Emin fährt heran, auch sein Auto ist foliert wie ein Diamant. Er steigt aus, reicht mir die Hand und grüsst mit seiner immer gleichen, tiefen, freundlichen Stimme. «Es sind paar Sachen passiert», sagt er und grinst. Emin ist neu Geschäftsführer bei der Garage BB Tuning Dielsdorf, was eigentlich das Folienzentrum ist, einfach mit einem anderen Namen. Er ist mit 25 Prozent beteiligt.
«Und das Auto?», frage ich und zeige auf den fahrenden Diamanten. «Sie haben mich gezwungen», sagt er und zeigt auf Salim, der gerade vorfährt.
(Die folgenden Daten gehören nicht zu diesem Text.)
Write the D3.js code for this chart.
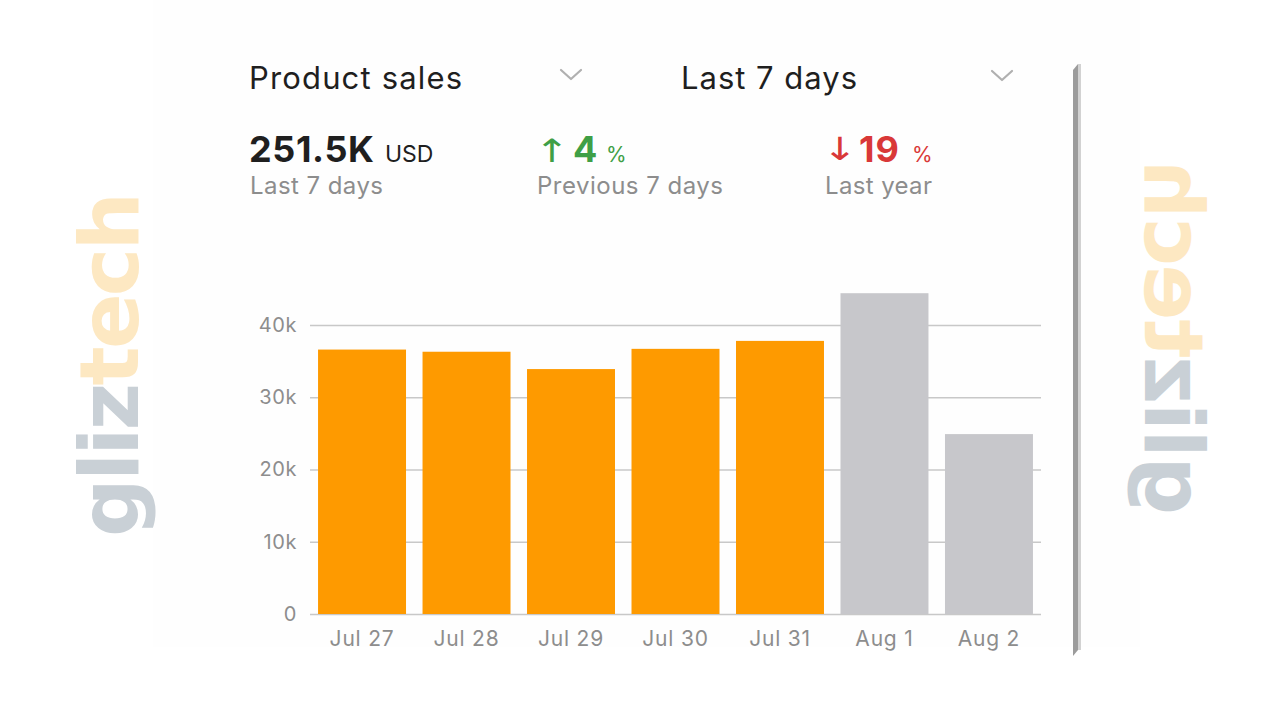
<!DOCTYPE html>
<html><head><meta charset="utf-8">
<script src="https://cdn.jsdelivr.net/npm/d3@7"></script>
<style>html,body{margin:0;padding:0;background:#fff;} svg{display:block}</style>
</head><body>
<svg id="c" width="1280" height="720"></svg>
<script>
// ---- data ----
const categories = ["Jul 27", "Jul 28", "Jul 29", "Jul 30", "Jul 31", "Aug 1", "Aug 2"];
const salesValues = [36600, 36300, 33900, 36700, 37800, 44400, 24900];
const isProjected = [false, false, false, false, false, true, true];
const yTicks = [0, 10000, 20000, 30000, 40000];
const yTickLabels = ["0", "10k", "20k", "30k", "40k"];
const headerLabels = ["Product sales", "Last 7 days"];
const totalValue = "251.5K";
const totalUnit = "USD";
const totalCaption = "Last 7 days";
const changeValues = ["4", "19"];
const changeArrows = ["\u2191", "\u2193"];
const changeCaptions = ["Previous 7 days", "Last year"];
const watermarkParts = ["gliz", "tech"];

// ---- style ----
const FONT = "Inter, 'Liberation Sans', Arial, sans-serif";
const C_ORANGE = "#fe9a00", C_GREY_BAR = "#c7c7cb", C_GRID = "#c8c8c8";
const C_TEXT = "#1f1f1f", C_SUB = "#8d8d8d", C_GREEN = "#3f9f46", C_RED = "#d93838";

const svg = d3.select("#c");

function fit(sel, w) {
  const n = sel.node();
  const len = n.getComputedTextLength();
  if (Math.abs(len - w) > 1) sel.attr("textLength", w).attr("lengthAdjust", "spacing");
  return sel;
}

// faint panel
svg.append("rect").attr("x", 153).attr("y", 0).attr("width", 987).attr("height", 647).attr("fill", "#fefefe");

// watermarks
function watermark(transform) {
  const t = svg.append("text").attr("transform", transform)
    .attr("font-family", "'DejaVu Sans', sans-serif").attr("font-weight", 700)
    .attr("font-size", 82);
  t.append("tspan").attr("fill", "#c9d0d6").text(watermarkParts[0]);
  t.append("tspan").attr("fill", "#fde8c2").text(watermarkParts[1]);
  return t;
}
fit(watermark("translate(138,537) rotate(-90)"), 345);
fit(watermark("translate(1145,515) matrix(0,-1,-1,0,0,0)"), 355);

// right border line
svg.append("path").attr("d", "M1073,70 L1078,64 L1078,650 L1073,656 Z").attr("fill", "#9c9c9c");
svg.append("rect").attr("x", 1078).attr("y", 64).attr("width", 3).attr("height", 586).attr("fill", "#d2d2d2");

// header
fit(svg.append("text").attr("x", 249).attr("y", 89).attr("font-family", FONT).attr("font-size", 31)
  .attr("fill", C_TEXT).text(headerLabels[0]), 213);
fit(svg.append("text").attr("x", 681).attr("y", 89).attr("font-family", FONT).attr("font-size", 31)
  .attr("fill", C_TEXT).text(headerLabels[1]), 176);
[[571, 74], [1002, 75]].forEach(([cx, cy]) => {
  svg.append("path").attr("d", `M${cx - 10},${cy - 4} L${cx},${cy + 5} L${cx + 10},${cy - 4}`)
    .attr("fill", "none").attr("stroke", "#b0b0b0").attr("stroke-width", 2.2)
    .attr("stroke-linecap", "round").attr("stroke-linejoin", "round");
});

// KPI: total
fit(svg.append("text").attr("x", 249).attr("y", 162).attr("font-family", FONT).attr("font-size", 36)
  .attr("font-weight", 700).attr("fill", C_TEXT).text(totalValue), 125);
fit(svg.append("text").attr("x", 385).attr("y", 162).attr("font-family", FONT).attr("font-size", 23)
  .attr("fill", C_TEXT).text(totalUnit), 49);
fit(svg.append("text").attr("x", 250).attr("y", 194).attr("font-family", FONT).attr("font-size", 24)
  .attr("fill", C_SUB).text(totalCaption), 133);

// KPI: changes
const changeX = [[552, 573, 606], [840, 859, 912]];
const changeColors = [C_GREEN, C_RED];
const valueW = [21, 40];
const captionX = [537, 825], captionW = [186, 107];
changeValues.forEach((v, i) => {
  svg.append("text").attr("transform", `translate(${changeX[i][0]},${i === 0 ? 162 : 160}) scale(1.3,1)`)
    .attr("text-anchor", "middle")
    .attr("font-family", "'DejaVu Sans', sans-serif")
    .attr("font-size", 32).attr("fill", changeColors[i]).text(changeArrows[i]);
  fit(svg.append("text").attr("x", changeX[i][1]).attr("y", 162).attr("font-family", FONT).attr("font-size", 36)
    .attr("font-weight", 700).attr("fill", changeColors[i]).text(v), valueW[i]);
  svg.append("text").attr("x", changeX[i][2]).attr("y", 162).attr("font-family", FONT).attr("font-size", 21)
    .attr("fill", changeColors[i]).text("%");
  fit(svg.append("text").attr("x", captionX[i]).attr("y", 194).attr("font-family", FONT).attr("font-size", 24)
    .attr("fill", C_SUB).text(changeCaptions[i]), captionW[i]);
});

// chart
const x = d3.scaleBand().domain(categories).range([310, 1041]).paddingInner(0.158).paddingOuter(0.077);
const y = d3.scaleLinear().domain([0, 40000]).range([614, 325]);

const yAxis = svg.append("g").attr("transform", "translate(310,0)")
  .call(d3.axisLeft(y).tickValues(yTicks).tickFormat((d, i) => yTickLabels[i])
    .tickSizeInner(-731).tickSizeOuter(0).tickPadding(13));
yAxis.select(".domain").remove();
yAxis.selectAll(".tick line").attr("stroke", C_GRID).attr("stroke-width", 1.4);
yAxis.selectAll(".tick text").attr("font-family", FONT).attr("font-size", 20).attr("fill", C_SUB)
  .attr("letter-spacing", 0.6);

svg.append("g").selectAll("rect").data(categories).join("rect")
  .attr("x", d => x(d)).attr("width", x.bandwidth())
  .attr("y", (d, i) => y(salesValues[i])).attr("height", (d, i) => y(0) - y(salesValues[i]))
  .attr("fill", (d, i) => isProjected[i] ? C_GREY_BAR : C_ORANGE);

const xAxis = svg.append("g").attr("transform", "translate(0,614)")
  .call(d3.axisBottom(x).tickSize(0).tickPadding(17));
xAxis.select(".domain").remove();
xAxis.selectAll(".tick text").attr("font-family", FONT).attr("font-size", 21).attr("fill", C_SUB)
  .attr("letter-spacing", 0.8);
</script>
</body></html>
Ebenfalls in einem Diamantauto. «Ich will die Folie wieder wegnehmen», sagt Emin. «Es ist wirklich too much.»
Die drei werfen sich in Pose und machen Fotos. Ich muss lachen. Warum eigentlich ist die Schweiz so sauer auf diese Männer?
Wir fahren Richtung Rümlang, zur Landebahn, wo Flugspotter die Maschinen beobachten. Emin erzählt, sein Auto sei neu, er habe es im April gekauft – ein Mercedes E63S. 52’000 Franken, wieder Leasing. «Das ist ein Geschäftsauto», sagt Emin. «Kann ich von den Steuern abziehen.»
Es ist noch luxuriöser als das letzte: Sitze mit Massagefunktion, gekühlter Getränkehalter und ein Autodach, das auf Knopfdruck wie ein Sternenhimmel leuchtet.
Als wir bei der Landebahn ankommen, werfen sich die drei in Pose und machen Fotos. Man kann nicht wegschauen, wenn sie neben ihren drei Diamanten stehen. Ich muss lachen. Warum eigentlich ist die Schweiz so sauer auf diese Männer?
Ich denke, es hat auch mit ihren Biografien zu tun. Arash zum Beispiel ist gebürtiger Perser, er kam mit drei Jahren nach Dietikon. Sein Vater importiert Gewürze und Trockenfrüchte. Arash hat zwei Jobs, zur Arbeit fährt er in einem Smart. Und manchmal, wenn es über ihn kommt, dann düst er nach München, um sich «den weltbesten Döner» zu gönnen.
Salim wurde im Nordirak geboren und kam mit neun Jahren in die Schweiz. Er wuchs zusammen mit neun Geschwistern auf, was möglicherweise vielleicht seine Ungeduld erklärt. Familie bedeutet ihm alles und es ist sein Traum, selber viele Kinder zu haben und ein Haus mit Garten. Seiner Frau hat er versprochen, das Auto zu verkaufen, sobald Kinder kommen.
Und Emin, der als Kind hin- und hergeschoben wurde zwischen der Schweiz und der Türkei? Emin ist jetzt sein eigener Chef – und muss noch mehr chrampfen als zuvor.
Vielleicht, denke ich, reagieren wir so empfindlich auf diese Männer, weil in unserer Gesellschaft nur protzen darf, wer im Reichtum aufgewachsen ist. Wer arm ist und trotzdem protzt, ist ein Fall für die Polizei.